Write out the listing below in full and exactly, leaving out every picture.
/---
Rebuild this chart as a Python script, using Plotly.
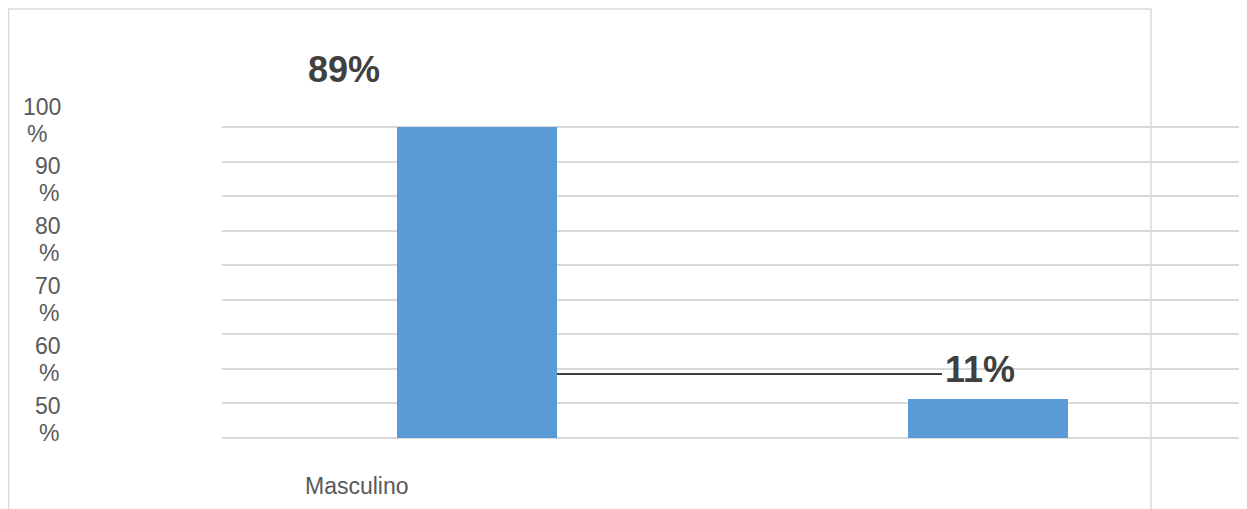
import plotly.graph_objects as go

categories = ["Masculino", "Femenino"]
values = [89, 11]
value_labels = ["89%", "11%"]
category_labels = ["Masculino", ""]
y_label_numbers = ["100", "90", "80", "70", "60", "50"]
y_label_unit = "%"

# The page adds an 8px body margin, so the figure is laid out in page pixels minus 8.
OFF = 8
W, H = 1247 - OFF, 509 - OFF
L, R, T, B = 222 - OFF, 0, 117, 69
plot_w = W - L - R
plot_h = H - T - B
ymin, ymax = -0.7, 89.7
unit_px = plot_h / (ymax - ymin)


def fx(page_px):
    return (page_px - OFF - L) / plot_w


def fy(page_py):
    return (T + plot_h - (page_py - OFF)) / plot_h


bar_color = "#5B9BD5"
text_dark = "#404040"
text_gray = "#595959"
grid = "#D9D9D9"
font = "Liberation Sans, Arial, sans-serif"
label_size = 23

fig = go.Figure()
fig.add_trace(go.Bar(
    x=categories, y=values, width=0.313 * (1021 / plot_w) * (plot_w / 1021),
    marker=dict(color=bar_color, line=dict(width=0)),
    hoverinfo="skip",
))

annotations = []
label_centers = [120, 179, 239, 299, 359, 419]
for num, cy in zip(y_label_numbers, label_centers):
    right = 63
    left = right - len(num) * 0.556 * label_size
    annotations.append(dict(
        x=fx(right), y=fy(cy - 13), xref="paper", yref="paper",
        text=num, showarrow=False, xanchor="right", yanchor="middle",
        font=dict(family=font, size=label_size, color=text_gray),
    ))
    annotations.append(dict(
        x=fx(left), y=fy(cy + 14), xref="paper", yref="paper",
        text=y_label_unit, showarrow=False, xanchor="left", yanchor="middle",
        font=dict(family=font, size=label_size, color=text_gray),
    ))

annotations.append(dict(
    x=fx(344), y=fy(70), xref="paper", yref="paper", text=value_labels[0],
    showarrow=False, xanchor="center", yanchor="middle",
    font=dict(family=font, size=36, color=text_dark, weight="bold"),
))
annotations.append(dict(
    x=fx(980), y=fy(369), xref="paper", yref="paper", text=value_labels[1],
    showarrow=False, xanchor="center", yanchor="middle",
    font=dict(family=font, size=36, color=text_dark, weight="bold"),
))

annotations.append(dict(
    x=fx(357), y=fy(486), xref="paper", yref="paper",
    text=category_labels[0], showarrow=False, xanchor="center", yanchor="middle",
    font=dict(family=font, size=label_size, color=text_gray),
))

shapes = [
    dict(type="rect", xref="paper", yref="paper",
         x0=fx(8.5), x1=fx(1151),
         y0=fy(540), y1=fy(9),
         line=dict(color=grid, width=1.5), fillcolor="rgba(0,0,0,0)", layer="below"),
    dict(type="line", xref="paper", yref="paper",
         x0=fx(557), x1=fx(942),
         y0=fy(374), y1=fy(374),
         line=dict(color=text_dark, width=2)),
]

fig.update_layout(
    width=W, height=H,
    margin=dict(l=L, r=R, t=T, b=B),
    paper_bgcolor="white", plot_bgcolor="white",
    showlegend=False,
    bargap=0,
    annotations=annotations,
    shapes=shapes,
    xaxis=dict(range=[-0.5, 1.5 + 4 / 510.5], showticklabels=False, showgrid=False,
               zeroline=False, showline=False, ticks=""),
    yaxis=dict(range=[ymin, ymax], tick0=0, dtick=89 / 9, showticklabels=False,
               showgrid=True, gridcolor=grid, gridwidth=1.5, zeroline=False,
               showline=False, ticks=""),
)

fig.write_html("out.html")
\---
**TASK RESPONSE**
Rebuild this chart as a Python script, using Plotly.
import plotly.graph_objects as go

categories = ["Masculino", "Femenino"]
values = [89, 11]
value_labels = ["89%", "11%"]
category_labels = ["Masculino", ""]
y_label_numbers = ["100", "90", "80", "70", "60", "50"]
y_label_unit = "%"

# The page adds an 8px body margin, so the figure is laid out in page pixels minus 8.
OFF = 8
W, H = 1247 - OFF, 509 - OFF
L, R, T, B = 222 - OFF, 0, 117, 69
plot_w = W - L - R
plot_h = H - T - B
ymin, ymax = -0.7, 89.7
unit_px = plot_h / (ymax - ymin)


def fx(page_px):
    return (page_px - OFF - L) / plot_w


def fy(page_py):
    return (T + plot_h - (page_py - OFF)) / plot_h


bar_color = "#5B9BD5"
text_dark = "#404040"
text_gray = "#595959"
grid = "#D9D9D9"
font = "Liberation Sans, Arial, sans-serif"
label_size = 23

fig = go.Figure()
fig.add_trace(go.Bar(
    x=categories, y=values, width=0.313 * (1021 / plot_w) * (plot_w / 1021),
    marker=dict(color=bar_color, line=dict(width=0)),
    hoverinfo="skip",
))

annotations = []
label_centers = [120, 179, 239, 299, 359, 419]
for num, cy in zip(y_label_numbers, label_centers):
    right = 63
    left = right - len(num) * 0.556 * label_size
    annotations.append(dict(
        x=fx(right), y=fy(cy - 13), xref="paper", yref="paper",
        text=num, showarrow=False, xanchor="right", yanchor="middle",
        font=dict(family=font, size=label_size, color=text_gray),
    ))
    annotations.append(dict(
        x=fx(left), y=fy(cy + 14), xref="paper", yref="paper",
        text=y_label_unit, showarrow=False, xanchor="left", yanchor="middle",
        font=dict(family=font, size=label_size, color=text_gray),
    ))

annotations.append(dict(
    x=fx(344), y=fy(70), xref="paper", yref="paper", text=value_labels[0],
    showarrow=False, xanchor="center", yanchor="middle",
    font=dict(family=font, size=36, color=text_dark, weight="bold"),
))
annotations.append(dict(
    x=fx(980), y=fy(369), xref="paper", yref="paper", text=value_labels[1],
    showarrow=False, xanchor="center", yanchor="middle",
    font=dict(family=font, size=36, color=text_dark, weight="bold"),
))

annotations.append(dict(
    x=fx(357), y=fy(486), xref="paper", yref="paper",
    text=category_labels[0], showarrow=False, xanchor="center", yanchor="middle",
    font=dict(family=font, size=label_size, color=text_gray),
))

shapes = [
    dict(type="rect", xref="paper", yref="paper",
         x0=fx(8.5), x1=fx(1151),
         y0=fy(540), y1=fy(9),
         line=dict(color=grid, width=1.5), fillcolor="rgba(0,0,0,0)", layer="below"),
    dict(type="line", xref="paper", yref="paper",
         x0=fx(557), x1=fx(942),
         y0=fy(374), y1=fy(374),
         line=dict(color=text_dark, width=2)),
]

fig.update_layout(
    width=W, height=H,
    margin=dict(l=L, r=R, t=T, b=B),
    paper_bgcolor="white", plot_bgcolor="white",
    showlegend=False,
    bargap=0,
    annotations=annotations,
    shapes=shapes,
    xaxis=dict(range=[-0.5, 1.5 + 4 / 510.5], showticklabels=False, showgrid=False,
               zeroline=False, showline=False, ticks=""),
    yaxis=dict(range=[ymin, ymax], tick0=0, dtick=89 / 9, showticklabels=False,
               showgrid=True, gridcolor=grid, gridwidth=1.5, zeroline=False,
               showline=False, ticks=""),
)

fig.write_html("out.html")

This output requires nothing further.